Lonely Places

Lonely Places

I stood in the center of the room, closed my eyes, and breathed deep of the dusty smell. The room was empty, but the walls remembered, and I wondered about the lives that had passed this way, just as I wondered what would become of my own life, the thoughts and aspirations and passions of my soul. I opened the door that shut my anger in, and let the emptiness empty me. There is a strengthening, bracing solace in the memories of a lonely place, and how it breathes still upon the moving world.

Have you felt it? When you slip into solitude, let the emptiness empty you, in the desolate houses or crumbling barns, or by the broken windmills, or on the silent paths in lonely woodlands. You let the solitude steal your human life from you, turn you into magic and dust and little puffs of breath–no longer human, barely living and yet more alive than the entire world, in the moment that emptiness empties you, and fills you with the living and silent graces of a million faceless spirits. The ancient walls have words to whisper of scenes they have beheld. The trees’ roots are deep, and their strongest arms have held up the sky for a hundred years.

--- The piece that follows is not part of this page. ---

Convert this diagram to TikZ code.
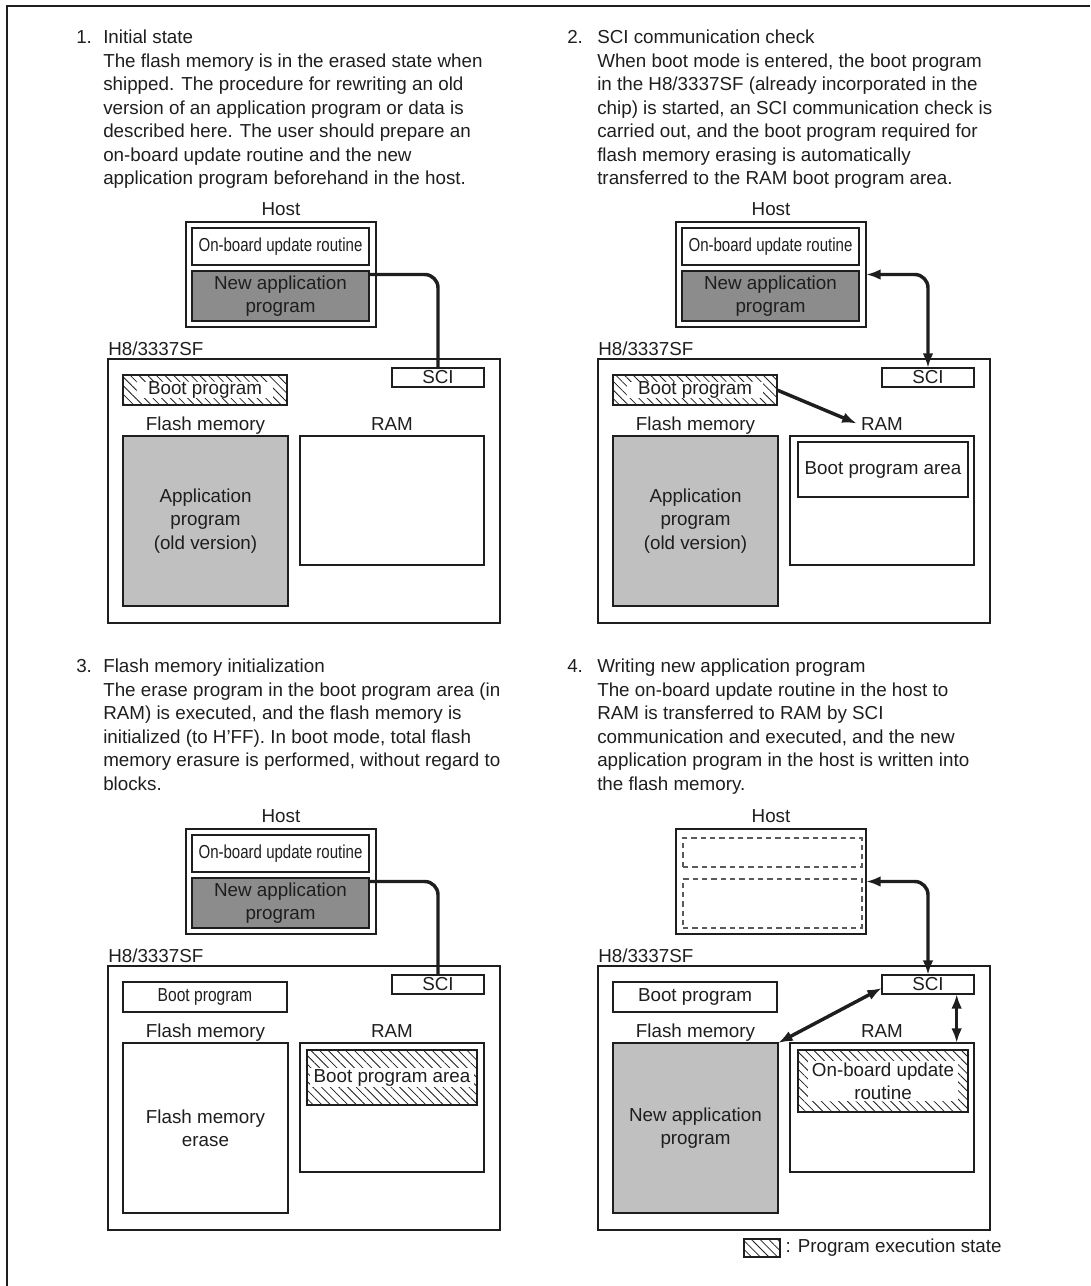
\documentclass[tikz,border=0pt]{standalone}
\usepackage{fontspec}
\setmainfont{Liberation Sans}
\usepackage{graphicx}
\usetikzlibrary{arrows.meta,positioning,calc,patterns.meta}
\definecolor{ink}{HTML}{1E1E1E}
\definecolor{darkfill}{HTML}{8C8C8C}
\definecolor{lightfill}{HTML}{C0C0C0}
\definecolor{dashgray}{HTML}{5A5A5A}
\tikzset{
  sz/.style 2 args={minimum width=#1*0.75pt, minimum height=#2*0.75pt},
  box/.style={draw=ink, line width=1.1pt, inner sep=0pt, outer sep=0pt},
  hatchbox/.style={box, pattern={Lines[angle=-45,distance=4.6pt,line width=0.6pt]}, pattern color=ink},
  dashbox/.style={draw=dashgray, line width=0.8pt, dash pattern=on 4pt off 3pt, inner sep=0pt},
  txt/.style={font=\fontsize{14.1}{17.6}\selectfont, text=ink, inner sep=0pt},
  para/.style={txt, align=left, anchor=north west},
  blank/.style={txt, fill=white, inner xsep=3pt, inner ysep=1pt, align=center},
  conn/.style={draw=ink, line width=2.6pt, rounded corners=10pt},
  one/.style={conn, arrows={-Latex[length=11pt,width=8pt]}},
  dbl/.style={conn, arrows={Latex[length=11pt,width=8pt]-Latex[length=11pt,width=8pt]}}
}
\begin{document}
\begin{tikzpicture}[x=0.75pt,y=-0.75pt]
  \useasboundingbox (0,0) rectangle (1090,1286);
  \draw[ink,line width=1.1pt] (7,1286) -- (7,6) -- (1090,6);

  \foreach \n/\dx/\dy/\fl/\bt/\bs in {1/0/0/lightfill/hatchbox/1,2/490/0/lightfill/hatchbox/1,3/0/607/white/box/0.83,4/490/607/lightfill/box/1} {
    \begin{scope}[shift={(\dx,\dy)}]
      \node[box, sz={190}{105}] (host\n) at (281,274.5) {};
      \node[txt, anchor=base] (hostl\n) at ([yshift=5pt]host\n.north) {Host};
      \node[box, sz={392}{264}] (chip\n) at (304,491) {};
      \node[txt, anchor=base west] (chipl\n) at ([yshift=3pt]chip\n.north west) {H8/3337SF};
      \node[box, sz={92}{19}] (sci\n) at (438,377.5) {};
      \node[txt] (scit\n) at (sci\n) {SCI};
      \node[\bt, sz={164}{30}] (boot\n) at (205,390) {};
      \node[blank, inner xsep=8pt, inner ysep=0pt] (boott\n) at (boot\n) {\scalebox{\bs}[1]{Boot program}};
      \node[box, fill=\fl, sz={165}{170}] (flash\n) at (205.5,521) {};
      \node[txt, anchor=base] (flashl\n) at ([yshift=4.5pt]flash\n.north) {Flash memory};
      \node[box, sz={184}{129}] (ram\n) at (392,500.5) {};
      \node[txt, anchor=base] (raml\n) at ([yshift=4.5pt]ram\n.north) {RAM};
    \end{scope}
  }

  \foreach \n/\dx/\dy in {1/0/0,2/490/0,3/0/607} {
    \begin{scope}[shift={(\dx,\dy)}]
      \node[box, sz={177}{37}] (upd\n) at (280.5,246.5) {};
      \node[txt] (updt\n) at (upd\n) {\scalebox{0.8}[1]{On-board update routine}};
      \node[box, fill=darkfill, sz={177}{50}] (app\n) at (280.5,296) {};
      \node[txt, align=center] (appt\n) at (app\n) {New application\\program};
    \end{scope}
  }

  \node[para] (num1) at (76,30) {1.};
  \node[para] (desc1) at (103,30) {Initial state\\The flash memory is in the erased state when\\shipped. The procedure for rewriting an old\\version of an application program or data is\\described here. The user should prepare an\\on-board update routine and the new\\application program beforehand in the host.};
  \node[txt, align=center] (old1) at (flash1) {Application\\program\\(old version)};
  \draw[conn] (app1.east |- host1.east) -| (sci1.north);

  \node[para] (num2) at (567,30) {2.};
  \node[para] (desc2) at (597,30) {SCI communication check\\When boot mode is entered, the boot program\\in the H8/3337SF (already incorporated in the\\chip) is started, an SCI communication check is\\carried out, and the boot program required for\\flash memory erasing is automatically\\transferred to the RAM boot program area.};
  \node[txt, align=center] (old2) at (flash2) {Application\\program\\(old version)};
  \node[box, sz={170}{55}] (area2) at (883,469.5) {};
  \node[txt] (areat2) at (area2) {Boot program area};
  \draw[dbl] (sci2.north) |- (host2.east);
  \draw[one] (boot2.east) -- ([xshift=-3pt]raml2.west);

  \node[para] (num3) at (76,659) {3.};
  \node[para] (desc3) at (103,659) {Flash memory initialization\\The erase program in the boot program area (in\\RAM) is executed, and the flash memory is\\initialized (to H'FF). In boot mode, total flash\\memory erasure is performed, without regard to\\blocks.};
  \node[txt, align=center] (erase3) at (flash3) {Flash memory\\erase};
  \node[hatchbox, sz={170}{55}] (area3) at (392,1077.5) {};
  \node[blank] (areat3) at (area3) {Boot program area};
  \draw[conn] (app3.east |- host3.east) -| (sci3.north);

  \node[para] (num4) at (567,659) {4.};
  \node[para] (desc4) at (597,659) {Writing new application program\\The on-board update routine in the host to\\RAM is transferred to RAM by SCI\\communication and executed, and the new\\application program in the host is written into\\the flash memory.};
  \node[dashbox, sz={179}{29}] (upd4) at (772.5,852.5) {};
  \node[dashbox, sz={179}{49}] (app4) at (772.5,903.5) {};
  \node[txt, align=center] (new4) at (flash4) {New application\\program};
  \node[hatchbox, sz={170}{62}] (area4) at (883,1081) {};
  \node[blank] (areat4) at (area4) {On-board update\\routine};
  \draw[dbl] (sci4.north) |- (host4.east);
  \draw[dbl] ([yshift=-2.6pt]sci4.west) -- (flash4.north east);
  \draw[dbl] ([xshift=-13pt]sci4.south east) -- ([xshift=-13pt]sci4.south east |- ram4.north);

  \node[hatchbox, sz={36}{18}] (key) at (762,1248) {};
  \node[txt, anchor=west] (keyt) at ([xshift=4pt]key.east) {: Program execution state};
\end{tikzpicture}
\end{document}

When you sit by the river, listening to the song that it has sung for a thousand years, ever changing and yet always still itself, remember that your life is so: Eternal, forever passing onwards and onwards, always you, but always changing, carving a deeper channel in the fabric of the universe.

You are you, but remember that you are a part of the world. When you stand in the silence, in what others would deem emptiness, remember that even places are themselves, that other feet have passed this way and other lives have revolved and spun out their threads here, passing by, as you now do. Do you leave a trace of yourself there? In your passion, in your anger, in your ecstasy, and despair, do you caress or claw the grand tapestry of a place, of the world?

You weave your print through theirs. Embrace the changing of the colors, the twirling of the figures, places, and “spaces” in the tapestry.

Enter the lonely places and let emptiness empty you.